Problem statement
Among the lines below, list those containing the string "chart".

Collected data
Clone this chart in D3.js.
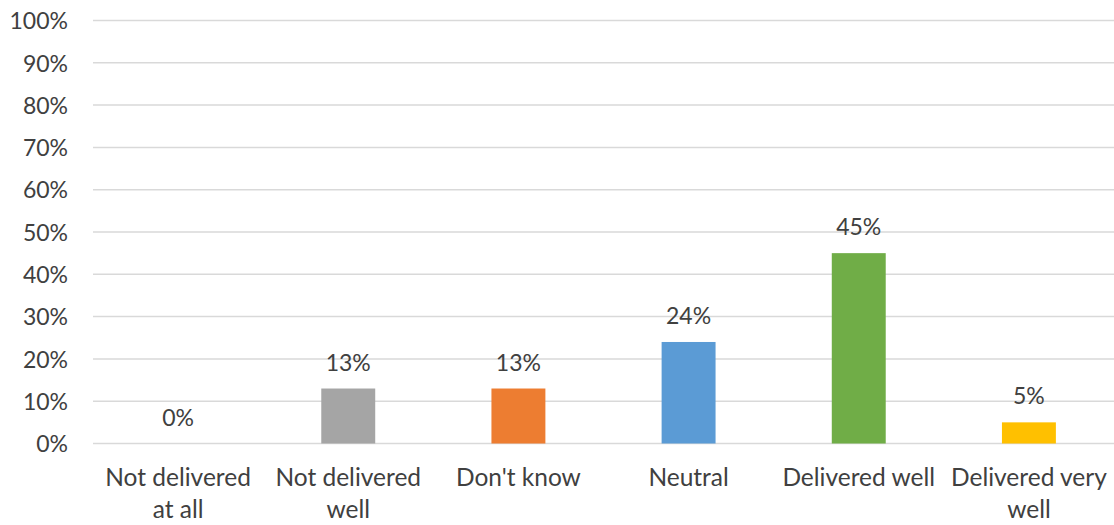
<!DOCTYPE html>
<html>
<head>
<meta charset="utf-8">
<script src="https://cdn.jsdelivr.net/npm/d3@7"></script>
<style>
  html, body { margin: 0; padding: 0; background: #fff; }
  svg text { font-family: Lato, "Open Sans", sans-serif; fill: #404040; }
</style>
</head>
<body>
<svg id="chart" width="1114" height="525"></svg>
<script>
// Survey responses: share of answers per category
const categories = ["Not delivered at all", "Not delivered well", "Don't know", "Neutral", "Delivered well", "Delivered very well"];
const labelLines = [["Not delivered", "at all"], ["Not delivered", "well"], ["Don't know"], ["Neutral"], ["Delivered well"], ["Delivered very", "well"]];
const values = [0, 13, 13, 24, 45, 5];
const barColors = ["#A5A5A5", "#A5A5A5", "#ED7D31", "#5B9BD5", "#70AD47", "#FFC000"];
const yTicks = [0, 10, 20, 30, 40, 50, 60, 70, 80, 90, 100];

const svg = d3.select("#chart");
const plotLeft = 93, plotRight = 1114, plotTop = 20.5, plotBottom = 443.5;
const fontSize = 23;
const catFontSize = 24.5;

const x = d3.scaleBand().domain(categories).range([plotLeft, plotRight]).paddingInner(0.683).paddingOuter(0.3415);
const y = d3.scaleLinear().domain([0, 100]).range([plotBottom, plotTop]);

// Horizontal gridlines
svg.append("g").selectAll("line").data(yTicks).join("line")
  .attr("x1", plotLeft).attr("x2", plotRight)
  .attr("y1", d => y(d)).attr("y2", d => y(d))
  .attr("stroke", "#D9D9D9").attr("stroke-width", 1.5);

// Y axis tick labels
const yAxis = d3.axisLeft(y).tickValues(yTicks).tickFormat(d => d + "%").tickSize(0).tickPadding(0);
const yg = svg.append("g").attr("transform", `translate(${plotLeft - 25},0)`).call(yAxis);
yg.select(".domain").remove();
yg.selectAll("text").attr("font-size", fontSize).attr("dy", "0.36em")
  .style("font-family", "Lato, sans-serif").attr("fill", "#404040");

// Bars
svg.append("g").selectAll("rect").data(values).join("rect")
  .attr("x", (d, i) => x(categories[i]))
  .attr("width", x.bandwidth())
  .attr("y", d => y(d))
  .attr("height", d => y(0) - y(d))
  .attr("fill", (d, i) => barColors[i]);

// Value labels above bars
svg.append("g").selectAll("text").data(values).join("text")
  .attr("x", (d, i) => x(categories[i]) + x.bandwidth() / 2)
  .attr("y", d => y(d) - 18)
  .attr("text-anchor", "middle")
  .attr("font-size", fontSize)
  .text(d => d + "%");

// Category labels (wrapped)
const cg = svg.append("g").selectAll("text").data(labelLines).join("text")
  .attr("text-anchor", "middle")
  .attr("font-size", catFontSize)
  .attr("x", (d, i) => x(categories[i]) + x.bandwidth() / 2)
  .attr("y", 486);
cg.selectAll("tspan").data(d => d).join("tspan")
  .attr("x", function() { return d3.select(this.parentNode).attr("x"); })
  .attr("dy", (d, i) => i === 0 ? 0 : 32)
  .text(d => d);
</script>
</body>
</html>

Response to this task
Clone this chart in D3.js.
<svg id="chart" width="1114" height="525"></svg>
const svg = d3.select("#chart");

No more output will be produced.